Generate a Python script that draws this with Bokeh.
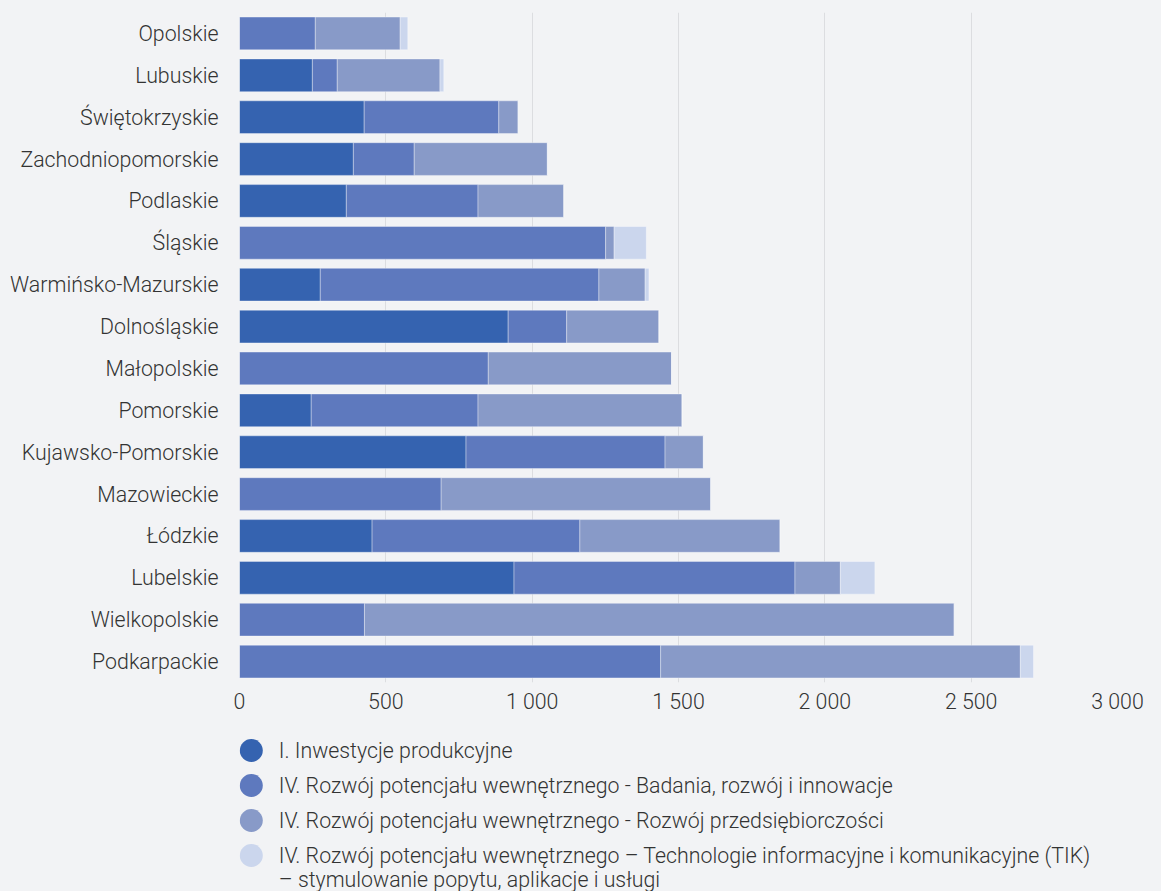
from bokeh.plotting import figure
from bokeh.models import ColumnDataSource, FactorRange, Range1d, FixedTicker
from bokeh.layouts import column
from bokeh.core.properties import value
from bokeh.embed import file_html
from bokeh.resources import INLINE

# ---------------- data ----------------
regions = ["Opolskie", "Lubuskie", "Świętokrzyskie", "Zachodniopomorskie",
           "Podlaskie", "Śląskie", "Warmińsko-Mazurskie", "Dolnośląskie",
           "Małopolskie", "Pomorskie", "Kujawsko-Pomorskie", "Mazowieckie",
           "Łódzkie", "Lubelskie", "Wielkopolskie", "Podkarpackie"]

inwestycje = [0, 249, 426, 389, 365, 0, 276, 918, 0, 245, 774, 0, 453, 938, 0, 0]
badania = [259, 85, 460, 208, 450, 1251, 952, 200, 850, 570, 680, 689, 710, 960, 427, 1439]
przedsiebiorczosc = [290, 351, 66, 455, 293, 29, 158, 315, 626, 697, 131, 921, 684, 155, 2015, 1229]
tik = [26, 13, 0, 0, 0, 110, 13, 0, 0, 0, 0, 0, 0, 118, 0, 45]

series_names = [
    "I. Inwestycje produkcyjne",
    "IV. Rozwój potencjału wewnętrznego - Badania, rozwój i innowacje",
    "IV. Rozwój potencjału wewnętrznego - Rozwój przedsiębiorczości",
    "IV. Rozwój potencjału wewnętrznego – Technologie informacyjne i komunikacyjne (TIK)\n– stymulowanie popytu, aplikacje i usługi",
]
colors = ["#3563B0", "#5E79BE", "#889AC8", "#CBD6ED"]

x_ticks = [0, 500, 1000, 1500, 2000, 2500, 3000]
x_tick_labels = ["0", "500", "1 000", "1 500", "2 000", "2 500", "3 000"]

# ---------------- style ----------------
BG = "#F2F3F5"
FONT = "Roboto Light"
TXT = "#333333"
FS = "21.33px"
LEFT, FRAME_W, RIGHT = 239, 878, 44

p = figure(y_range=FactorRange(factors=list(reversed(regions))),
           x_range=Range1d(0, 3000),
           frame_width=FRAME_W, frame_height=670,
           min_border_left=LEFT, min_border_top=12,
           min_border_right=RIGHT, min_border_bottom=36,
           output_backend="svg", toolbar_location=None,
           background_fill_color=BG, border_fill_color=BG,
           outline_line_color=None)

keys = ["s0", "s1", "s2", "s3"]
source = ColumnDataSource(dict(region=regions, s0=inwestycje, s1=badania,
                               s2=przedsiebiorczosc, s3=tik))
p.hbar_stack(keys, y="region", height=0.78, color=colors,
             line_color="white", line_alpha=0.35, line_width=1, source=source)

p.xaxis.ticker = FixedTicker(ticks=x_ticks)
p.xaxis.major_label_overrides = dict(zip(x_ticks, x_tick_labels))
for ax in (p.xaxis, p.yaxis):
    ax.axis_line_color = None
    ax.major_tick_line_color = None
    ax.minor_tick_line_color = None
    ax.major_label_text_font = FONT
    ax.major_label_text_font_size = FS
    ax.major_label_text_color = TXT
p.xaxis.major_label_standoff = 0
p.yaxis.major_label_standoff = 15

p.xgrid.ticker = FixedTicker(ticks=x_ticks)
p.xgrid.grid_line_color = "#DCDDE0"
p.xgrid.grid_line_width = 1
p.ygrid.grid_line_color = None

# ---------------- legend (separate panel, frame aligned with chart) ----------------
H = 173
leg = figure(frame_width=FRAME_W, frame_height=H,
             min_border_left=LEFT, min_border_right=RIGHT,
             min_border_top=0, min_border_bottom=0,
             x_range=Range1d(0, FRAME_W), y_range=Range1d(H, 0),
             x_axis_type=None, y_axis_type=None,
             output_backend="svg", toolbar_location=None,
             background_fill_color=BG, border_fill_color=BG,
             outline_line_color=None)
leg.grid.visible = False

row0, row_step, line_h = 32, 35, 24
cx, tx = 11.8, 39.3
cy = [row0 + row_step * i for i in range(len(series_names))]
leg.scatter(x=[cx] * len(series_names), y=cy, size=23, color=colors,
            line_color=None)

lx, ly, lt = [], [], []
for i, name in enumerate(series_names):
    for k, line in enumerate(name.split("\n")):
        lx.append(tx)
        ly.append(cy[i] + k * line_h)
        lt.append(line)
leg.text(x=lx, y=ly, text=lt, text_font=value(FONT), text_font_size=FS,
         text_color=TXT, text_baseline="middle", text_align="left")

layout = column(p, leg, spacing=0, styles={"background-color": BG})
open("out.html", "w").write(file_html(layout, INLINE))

☆ ☆ ☆ ☆

**Job**:
Check every line for "with" and show the ones that have it.

**Solution**:
Generate a Python script that draws this with Bokeh.
# ---------------- legend (separate panel, frame aligned with chart) ----------------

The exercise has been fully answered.